▸ INSTRUCTIONS FOR THE TASK:
Give back the full listing, character for character, with no pictures.

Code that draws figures

-=-=-

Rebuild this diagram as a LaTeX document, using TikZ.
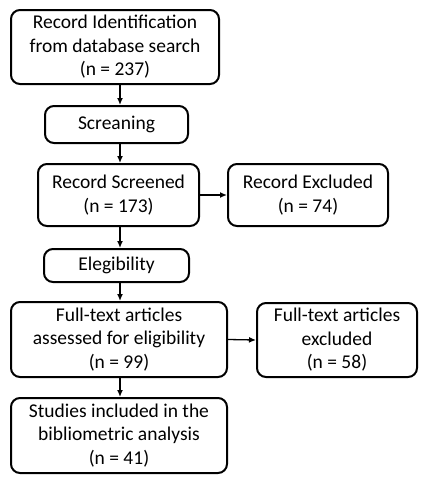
\documentclass[tikz,border=0pt]{standalone}
\usepackage{fontspec}
\setmainfont{Carlito}
\usetikzlibrary{arrows.meta}
\begin{document}
\begin{tikzpicture}[x=1pt,y=-1pt,
  box/.style={draw,line width=2pt,rounded corners=9pt,align=center,inner sep=0pt,
    font=\fontsize{19.5}{23.5}\selectfont},
  arr/.style={line width=1.3pt,-{Latex[length=7pt,width=6pt]}}]
\useasboundingbox (0,0) rectangle (427,483);
\coordinate (ax) at (120,0);
\node[box,minimum width=208pt,minimum height=74pt] (b1) at (115,47) {Record Identification\\from database search\\(n = 237)};
\node[box,minimum width=143pt,minimum height=37pt] (b2) at (116.5,124.5) {Screaning};
\node[box,minimum width=161pt,minimum height=62pt] (b3) at (118.5,195) {Record Screened\\(n = 173)};
\node[box,minimum width=160pt,minimum height=62pt] (b3x) at (308,195) {Record Excluded\\(n = 74)};
\node[box,minimum width=145pt,minimum height=33pt] (b4) at (116.5,265.5) {Elegibility};
\node[box,minimum width=216pt,minimum height=75pt] (b5) at (119,339.5) {Full-text articles\\assessed for eligibility\\(n = 99)};
\node[box,minimum width=160pt,minimum height=74pt] (b5x) at (337,340) {Full-text articles\\excluded\\(n = 58)};
\node[box,minimum width=216pt,minimum height=75pt] (b6) at (119,435.5) {Studies included in the\\bibliometric analysis\\(n = 41)};
\draw[arr] (b1.south -| ax) -- (b2.north -| ax);
\draw[arr] (b2.south -| ax) -- (b3.north -| ax);
\draw[arr] (b3.south -| ax) -- (b4.north -| ax);
\draw[arr] (b4.south -| ax) -- (b5.north -| ax);
\draw[arr] (b5.south -| ax) -- (b6.north -| ax);
\draw[arr] (b3.east) -- (b3x.west);
\draw[arr] (b5.east) -- (b5x.west);
\end{tikzpicture}
\end{document}
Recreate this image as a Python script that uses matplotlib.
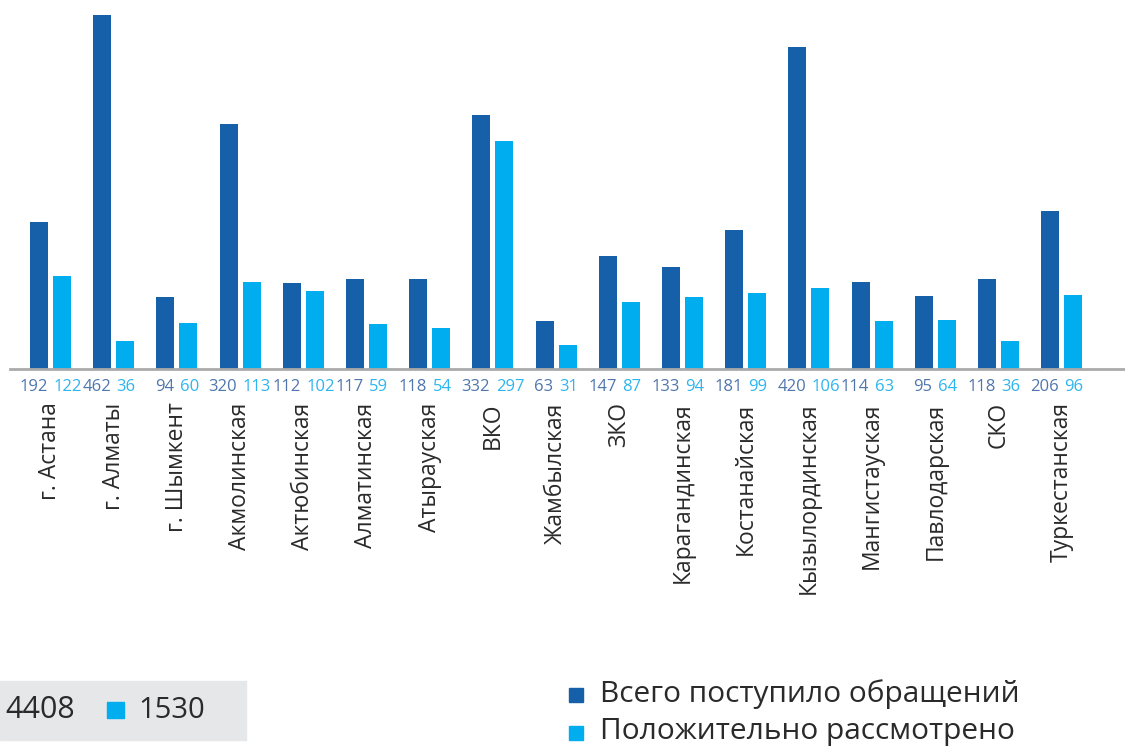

-=-=-

▸ THE SOLUTION:
Rebuild this diagram as a LaTeX document, using TikZ.
\documentclass[tikz,border=0pt]{standalone}
\usepackage{fontspec}
\setmainfont{Carlito}
\usetikzlibrary{arrows.meta}
\begin{document}
\begin{tikzpicture}[x=1pt,y=-1pt,
  box/.style={draw,line width=2pt,rounded corners=9pt,align=center,inner sep=0pt,
    font=\fontsize{19.5}{23.5}\selectfont},
  arr/.style={line width=1.3pt,-{Latex[length=7pt,width=6pt]}}]
\useasboundingbox (0,0) rectangle (427,483);
\coordinate (ax) at (120,0);
\node[box,minimum width=208pt,minimum height=74pt] (b1) at (115,47) {Record Identification\\from database search\\(n = 237)};
\node[box,minimum width=143pt,minimum height=37pt] (b2) at (116.5,124.5) {Screaning};
\node[box,minimum width=161pt,minimum height=62pt] (b3) at (118.5,195) {Record Screened\\(n = 173)};
\node[box,minimum width=160pt,minimum height=62pt] (b3x) at (308,195) {Record Excluded\\(n = 74)};
\node[box,minimum width=145pt,minimum height=33pt] (b4) at (116.5,265.5) {Elegibility};
\node[box,minimum width=216pt,minimum height=75pt] (b5) at (119,339.5) {Full-text articles\\assessed for eligibility\\(n = 99)};
\node[box,minimum width=160pt,minimum height=74pt] (b5x) at (337,340) {Full-text articles\\excluded\\(n = 58)};
\node[box,minimum width=216pt,minimum height=75pt] (b6) at (119,435.5) {Studies included in the\\bibliometric analysis\\(n = 41)};
\draw[arr] (b1.south -| ax) -- (b2.north -| ax);
\draw[arr] (b2.south -| ax) -- (b3.north -| ax);
\draw[arr] (b3.south -| ax) -- (b4.north -| ax);
\draw[arr] (b4.south -| ax) -- (b5.north -| ax);
\draw[arr] (b5.south -| ax) -- (b6.north -| ax);
\draw[arr] (b3.east) -- (b3x.west);
\draw[arr] (b5.east) -- (b5x.west);
\end{tikzpicture}
\end{document}
Recreate this image as a Python script that uses matplotlib.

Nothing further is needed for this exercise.